Thanks to its low-culture origins and penchant for attracting filmmakers on the fringe, horror remains the only genre willing to call out the hollowness of the posturing that has defined legacy institutions over the past five years. As we wrote last summer, it treats American religion with seriousness while interrogating how unchecked bureaucrats and self-serving dogma have taken a spiritual toll on the nation—an omnipresent theme in elevated horror entries from Longlegs to MaXXXine. However, the most unexamined trend in recent horror is its utter distrust of the medical establishment that positions the confluence of expertise and political power as the ultimate threat to individual autonomy.

In the fall of 2021 as the Biden Administration employed OSHA as a blunt instrument for mandatory vaccinations by threatening Americans’ livelihood for noncompliance, audiences flocked to reopened multiplexes to see M. Night Shyamalan's Big Pharma takedown, Old, and James Wan’s body horror opus, Malignant—another film with eerily sane scientists governed by an immutable evil.

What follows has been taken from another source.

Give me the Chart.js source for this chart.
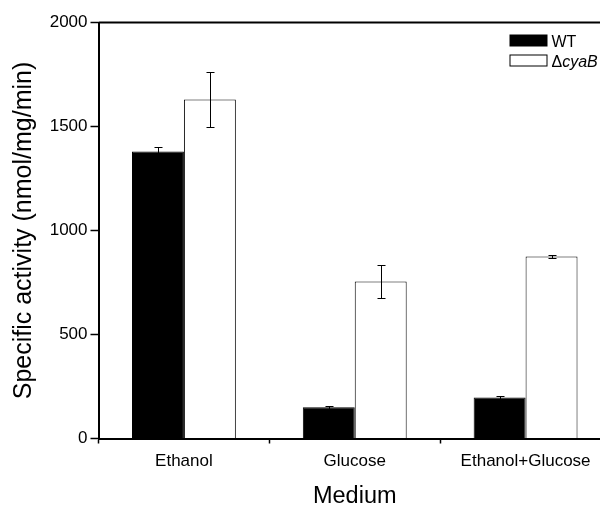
<!DOCTYPE html>
<html>
<head>
<meta charset="utf-8">
<script src="https://cdn.jsdelivr.net/npm/chart.js@4"></script>
<style>
  html, body { margin: 0; padding: 0; background: #fff; overflow: hidden; }
  #caixa { width: 600px; height: 506px; overflow: hidden; }
</style>
</head>
<body>
<div id="caixa"><canvas id="grap" width="614" height="512"></canvas></div>
<script>
const meios = ['Ethanol', 'Glucose', 'Ethanol+Glucose']
const wt = [1380, 150, 197]
const wtErro = [20, 8, 5]
const cyab = [1630, 755, 875]
const cyabErro = [130, 80, 8]
const yTicks = [0, 500, 1000, 1500, 2000]

const fonte = "'Liberation Sans', Arial, sans-serif"

// barras de erro desenhadas em cima de cada barra
const barrasErro = {
    id: 'barrasErro',
    afterDatasetsDraw(chart) {
        const ctx = chart.ctx
        const y = chart.scales.y
        ctx.save()
        ctx.strokeStyle = '#000'
        ctx.lineWidth = 1
        chart.data.datasets.forEach((ds, i) => {
            chart.getDatasetMeta(i).data.forEach((bar, j) => {
                const topo = Math.round(y.getPixelForValue(ds.data[j] + ds.erro[j])) + 0.5
                const base = Math.round(y.getPixelForValue(ds.data[j] - ds.erro[j])) + 0.5
                const x = Math.round(bar.x) + 0.5
                ctx.beginPath()
                ctx.moveTo(x, topo)
                ctx.lineTo(x, base)
                ctx.moveTo(x - 4, topo)
                ctx.lineTo(x + 4, topo)
                ctx.moveTo(x - 4, base)
                ctx.lineTo(x + 4, base)
                ctx.stroke()
            })
        })
        ctx.restore()
    }
}

// linha de cima e da direita do quadro
const moldura = {
    id: 'moldura',
    afterDraw(chart) {
        const {ctx, chartArea} = chart
        ctx.save()
        ctx.strokeStyle = '#000'
        ctx.lineWidth = 2
        ctx.beginPath()
        ctx.moveTo(chartArea.left, chartArea.top)
        ctx.lineTo(chartArea.right, chartArea.top)
        ctx.lineTo(chartArea.right, chartArea.bottom)
        ctx.stroke()
        ctx.restore()
    }
}

// legenda propria, por causa do cyaB em italico
const legenda = {
    id: 'legenda',
    afterDraw(chart) {
        const {ctx, chartArea} = chart
        const x = chartArea.left + 411
        const y = chartArea.top + 12
        ctx.save()
        ctx.fillStyle = chart.data.datasets[0].backgroundColor
        ctx.fillRect(x, y, 38, 12)
        ctx.fillStyle = chart.data.datasets[1].backgroundColor
        ctx.fillRect(x, y + 20, 38, 12)
        ctx.strokeStyle = '#000'
        ctx.lineWidth = 1
        ctx.strokeRect(x + 0.5, y + 20.5, 37, 11)
        ctx.fillStyle = '#000'
        ctx.textBaseline = 'alphabetic'
        ctx.font = '16px ' + fonte
        ctx.fillText(chart.data.datasets[0].label, x + 42, y + 12)
        ctx.fillText('\u0394', x + 42, y + 32)
        const w = ctx.measureText('\u0394').width
        ctx.font = 'italic 16px ' + fonte
        ctx.fillText('cyaB', x + 42 + w, y + 32)
        ctx.restore()
    }
}

function criarGraf() {
    const ctx = document.getElementById('grap').getContext('2d')

    new Chart(ctx, {
        type: 'bar',
        data: {
            labels: meios,
            datasets: [{
                label: 'WT',
                data: wt,
                erro: wtErro,
                backgroundColor: '#000',
                borderColor: '#000',
                borderWidth: 1
            }, {
                label: '\u0394cyaB',
                data: cyab,
                erro: cyabErro,
                backgroundColor: '#fff',
                borderColor: '#000',
                borderWidth: 1
            }]
        },
        options: {
            responsive: false,
            animation: false,
            layout: {
                padding: {top: 22.5, right: 3, left: 0, bottom: 0}
            },
            plugins: {
                legend: {display: false},
                tooltip: {enabled: false}
            },
            datasets: {
                bar: {
                    categoryPercentage: 0.608,
                    barPercentage: 1
                }
            },
            scales: {
                x: {
                    grid: {
                        offset: true,
                        drawOnChartArea: false,
                        tickLength: 5,
                        tickColor: '#000',
                        tickWidth: 1.5
                    },
                    border: {color: '#000', width: 2},
                    ticks: {
                        color: '#000',
                        padding: 8,
                        maxRotation: 0,
                        font: {family: fonte, size: 17}
                    },
                    title: {
                        display: true,
                        text: 'Medium',
                        color: '#000',
                        padding: {top: 0, bottom: 1},
                        font: {family: fonte, size: 23.5}
                    },
                    afterFit: s => { s.height = 73.5 }
                },
                y: {
                    min: 0,
                    max: 2000,
                    afterBuildTicks: s => { s.ticks = yTicks.map(v => ({value: v})) },
                    grid: {
                        drawOnChartArea: false,
                        tickLength: 8,
                        tickColor: '#000',
                        tickWidth: 1.5
                    },
                    border: {color: '#000', width: 2},
                    ticks: {
                        color: '#000',
                        padding: 3,
                        font: {family: fonte, size: 17},
                        callback: v => String(v)
                    },
                    title: {
                        display: true,
                        text: 'Specific activity (nmol/mg/min)',
                        color: '#000',
                        padding: {top: 9, bottom: 0},
                        font: {family: fonte, size: 25}
                    },
                    afterFit: s => { s.width = 98.5 }
                }
            }
        },
        plugins: [barrasErro, moldura, legenda]
    })
}

criarGraf()
</script>
</body>
</html>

Horror rooted in the fear of a medical boogeyman has continued unabated over the ensuing years in everything from breakout franchise Smile and Ti West’s Spanish Flu-obsessed Pearl to The Substance with its experimental injections that hold dominion over their users’ DNA. 

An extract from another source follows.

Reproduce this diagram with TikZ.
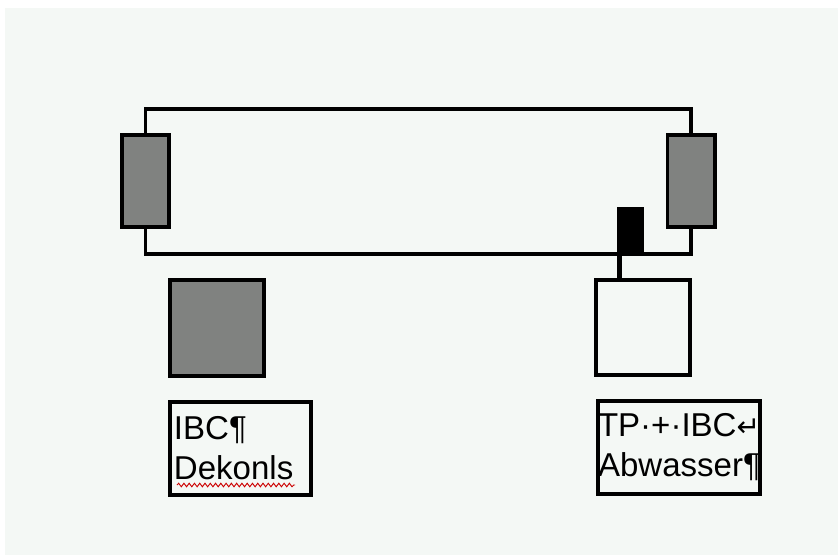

Yet, Eggers’s take on Nosferatu is the only horror film to posit that America’s spiritual and physical health are inexorably intertwined. For the true villain of Nosferatu is not Bill Skarsgård’s sinewy behemoth of a Count Orlok, but the petty bureaucrats in the legal and medical fields whose self-interest and quest for reputation allow him to impose his rule over the fictional German city of Wisborg. As literary critic Stephen Arata famously discussed, the Irish Bram Stoker tapped into British ambivalence about the faltering Empire and its version of manhood. Likewise, F.W. Murnau’s original Nosferatu (1922)—an unauthorized Stoker adaptation that became the paragon of German Expressionism—used the Count to reflect the nation’s post-WWI concerns over both the Nazis’ and Jewish population’s influence on the country’s identity. 

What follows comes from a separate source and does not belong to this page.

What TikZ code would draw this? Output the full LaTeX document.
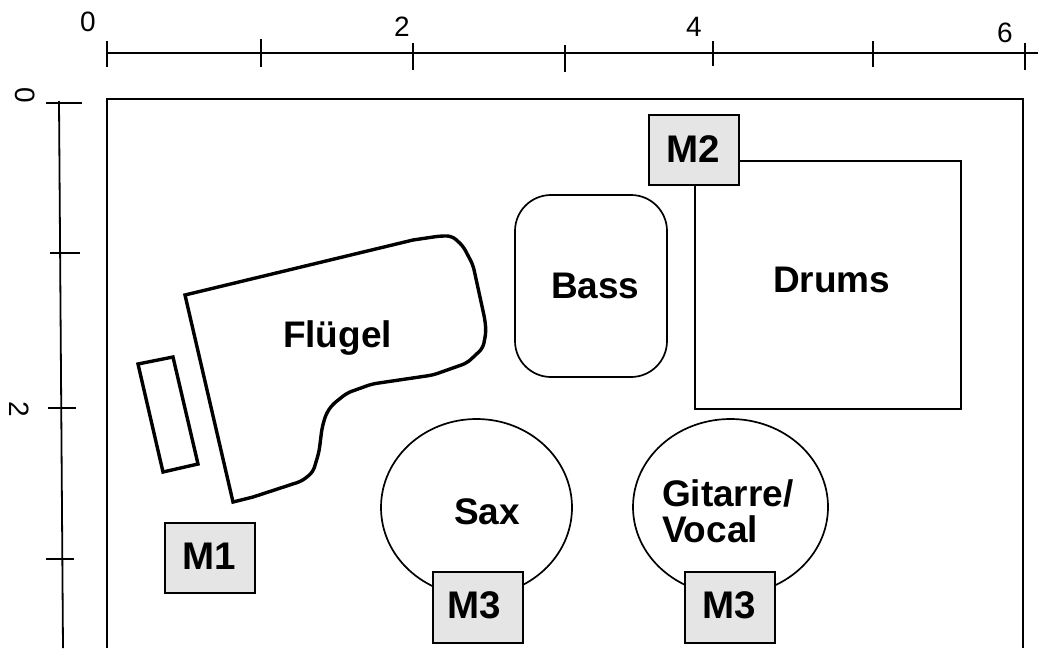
\documentclass[tikz,border=0pt]{standalone}
\usepackage{fontspec}
\setmainfont{Liberation Sans}
\tikzset{
  lab/.style={font=\fontsize{37}{39}\bfseries\selectfont, anchor=base west, inner sep=0pt, outer sep=0pt, black},
  miclab/.style={font=\fontsize{38.5}{41}\bfseries\selectfont, anchor=base west, inner sep=0pt, outer sep=0pt, black},
  num/.style={font=\fontsize{28}{30}\selectfont, inner sep=0pt, black},
  mic/.style={draw=black, line width=1.9pt, fill=black!10},
  thing/.style={draw=black, line width=1.7pt, fill=white},
  rule/.style={draw=black, line width=1.8pt},
  heavy/.style={draw=black, line width=3.4pt, line join=miter}
}
\begin{document}
\begin{tikzpicture}[x=1pt,y=-1pt]
\useasboundingbox (0,0) rectangle (1038,648);
% ruler top
\coordinate (rA) at (107,53); \coordinate (rB) at (1038,53);
\draw[rule] (rA) -- (rB);
\foreach \x/\a/\b in {107/41/67,261/39/67,413/43/70,565/45/72,713/41/66,873/41/67,1025/43/70}
  \draw[rule] (\x,\a) -- (\x,\b);
\node[num] (t0) at (88,22) {0};
\node[num] (t2) at (402,27) {2};
\node[num] (t4) at (694,27) {4};
\node[num] (t6) at (1005,33) {6};
% ruler left
\coordinate (sA) at (59,101); \coordinate (sB) at (63,648);
\draw[rule] (sA) -- (sB);
\draw[rule] (46,103) -- (82,103);
\draw[rule] (50,253) -- (80,253);
\draw[rule] (48,408) -- (76,408);
\draw[rule] (46,559) -- (74,559);
\node[num,rotate=-90] (l0) at (25,95) {0};
\node[num,rotate=-90] (l2) at (19,409) {2};
% room
\draw[rule] (107,648) -- (107,99) -- (1023,99) -- (1023,648);
% drums
\draw[thing] (695,161) rectangle (961,409);
\node[lab] (drums) at (773,292) {Drums};
% bass
\draw[thing,rounded corners=36pt] (515,195) rectangle (667,377);
\node[lab] (bass) at (551,298) {Bass};
% sax, guitar
\draw[thing] (476.5,507.5) ellipse [x radius=95.5, y radius=88.5];
\node[lab] (sax) at (454,524) {Sax};
\draw[thing] (730.5,507) ellipse [x radius=97.5, y radius=88];
\node[lab] (git) at (662,506) {Gitarre/};
\node[lab] (voc) at (662,542) {Vocal};
% piano
\draw[heavy] (185,295) -- (413,240) [rounded corners=5pt] -- (440,236) -- (452,236) -- (463,246) -- (473,265) -- (485,320) -- (486,332) -- (483,348) -- (467,363) -- (433,375) -- (372,384) -- (347,393) -- (332,405) -- (326,414) -- (322,428) -- (319,452) -- (313,472) -- (302,481) [sharp corners] -- (253,497) -- (233,502) -- cycle;
\draw[heavy] (138,364) -- (173,357) -- (198,464) -- (163,472) -- cycle;
\node[lab] (fl) at (283,347) {Flügel};
% mics
\draw[mic] (165,523) rectangle (255,593);
\node[miclab] (m1) at (182,569) {M1};
\draw[mic] (649,115) rectangle (739,185);
\node[miclab] (m2) at (666,162) {M2};
\draw[mic] (433,572) rectangle (523,643);
\node[miclab] (m3a) at (447,618) {M3};
\draw[mic] (685,572) rectangle (775,643);
\node[miclab] (m3b) at (702,618) {M3};
\end{tikzpicture}
\end{document}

The Anglican and German takes on Dracula (and the slew of adaptations to follow) position the non-bloodsuckers as hapless, inferior victims who must unite to stop the encroachment of the ultimate man on their way of life. But, in Eggers’s take, Orlok’s colonial ideations are the end result of his central characters’ striving. Ellen’s husband, Thomas (Nicholas Hoult), just wants to stay in the good graces of his real estate baron boss, Knock (Simon McBurney), whose status anxiety is so all-encompassing he jumps at the chance to become the Count’s Renfieldish minion. Thomas’s aristocratic best friend, Friedrich (Aaron Taylor-Johnson), is a foppish vampire skeptic—the trust-the-science type who racks up COVID boosters as a leisure activity. In fact, the only reason Orlok made the trek to this city in the first place is that Ellen summoned him in her dreams as a teenager–likely because the city’s proto-soyboy offerings could not live up to her notions of romantic grandeur.

In a metropolis full of men who want Enlightenment without the sacrifice innate to religious belief almost as much as they seek to punish those who dare upset their status quo, the persona non grata von Franz proves the ultimate savior. He’s wise enough to stay a perpetual student. Brave enough to wear his ostracization as a badge while remaining an unapologetic childless cat man. He’s never secure enough in his knowledge to claim he has all the answers. More importantly, he forces his colleagues to take responsibility for their role in the plague they unleashed on their homeland by proxy. It’s a lesson Nosferatu’s most vocal fans would do well to heed if only they would divest themselves of their own gaseous light.

Nosferatu is now playing in theaters.